● Source data
+---+
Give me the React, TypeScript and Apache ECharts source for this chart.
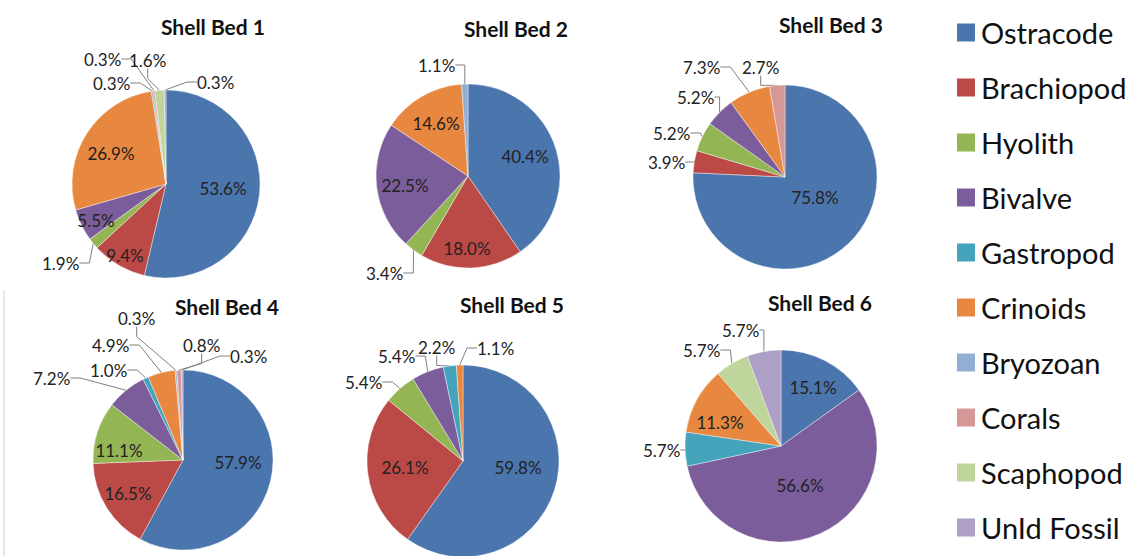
+---+
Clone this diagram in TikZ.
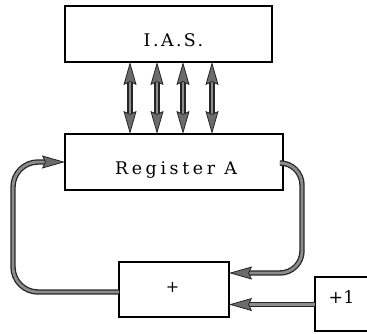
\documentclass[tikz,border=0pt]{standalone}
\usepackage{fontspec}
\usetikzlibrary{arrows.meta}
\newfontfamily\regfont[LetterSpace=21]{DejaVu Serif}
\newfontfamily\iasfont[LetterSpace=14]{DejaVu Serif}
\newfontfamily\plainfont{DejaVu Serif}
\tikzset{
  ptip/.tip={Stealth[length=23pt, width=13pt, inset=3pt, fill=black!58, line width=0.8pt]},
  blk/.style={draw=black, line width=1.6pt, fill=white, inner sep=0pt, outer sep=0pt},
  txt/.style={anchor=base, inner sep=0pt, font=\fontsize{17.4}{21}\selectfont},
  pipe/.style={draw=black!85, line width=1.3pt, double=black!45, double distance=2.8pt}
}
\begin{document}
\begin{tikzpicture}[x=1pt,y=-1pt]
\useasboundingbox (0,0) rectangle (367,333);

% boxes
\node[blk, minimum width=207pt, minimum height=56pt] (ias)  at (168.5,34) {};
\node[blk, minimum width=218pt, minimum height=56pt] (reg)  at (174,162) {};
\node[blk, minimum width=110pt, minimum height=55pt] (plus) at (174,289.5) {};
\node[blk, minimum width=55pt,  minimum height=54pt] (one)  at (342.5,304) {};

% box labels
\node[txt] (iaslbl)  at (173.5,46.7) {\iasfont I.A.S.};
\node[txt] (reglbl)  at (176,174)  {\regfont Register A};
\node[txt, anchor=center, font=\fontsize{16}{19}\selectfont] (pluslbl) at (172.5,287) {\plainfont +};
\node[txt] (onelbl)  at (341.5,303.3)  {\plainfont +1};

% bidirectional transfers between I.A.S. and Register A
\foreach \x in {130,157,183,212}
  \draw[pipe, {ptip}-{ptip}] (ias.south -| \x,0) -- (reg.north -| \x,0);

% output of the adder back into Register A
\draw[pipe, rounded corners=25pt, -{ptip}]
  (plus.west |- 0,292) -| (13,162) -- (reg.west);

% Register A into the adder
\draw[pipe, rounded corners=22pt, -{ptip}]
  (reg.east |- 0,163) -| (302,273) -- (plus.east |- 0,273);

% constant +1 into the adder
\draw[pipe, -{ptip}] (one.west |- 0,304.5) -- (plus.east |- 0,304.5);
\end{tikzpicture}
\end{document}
+---+
● Task statement
Starting at the line containing "Clone this diagram in TikZ." and ending at the line containing "minimum height=54pt] (one)", copy those lines exactly, both included, and nothing more. Leave out any picture.

● Reply
Clone this diagram in TikZ.
\documentclass[tikz,border=0pt]{standalone}
\usepackage{fontspec}
\usetikzlibrary{arrows.meta}
\newfontfamily\regfont[LetterSpace=21]{DejaVu Serif}
\newfontfamily\iasfont[LetterSpace=14]{DejaVu Serif}
\newfontfamily\plainfont{DejaVu Serif}
\tikzset{
  ptip/.tip={Stealth[length=23pt, width=13pt, inset=3pt, fill=black!58, line width=0.8pt]},
  blk/.style={draw=black, line width=1.6pt, fill=white, inner sep=0pt, outer sep=0pt},
  txt/.style={anchor=base, inner sep=0pt, font=\fontsize{17.4}{21}\selectfont},
  pipe/.style={draw=black!85, line width=1.3pt, double=black!45, double distance=2.8pt}
}
\begin{document}
\begin{tikzpicture}[x=1pt,y=-1pt]
\useasboundingbox (0,0) rectangle (367,333);

% boxes
\node[blk, minimum width=207pt, minimum height=56pt] (ias)  at (168.5,34) {};
\node[blk, minimum width=218pt, minimum height=56pt] (reg)  at (174,162) {};
\node[blk, minimum width=110pt, minimum height=55pt] (plus) at (174,289.5) {};
\node[blk, minimum width=55pt,  minimum height=54pt] (one)  at (342.5,304) {};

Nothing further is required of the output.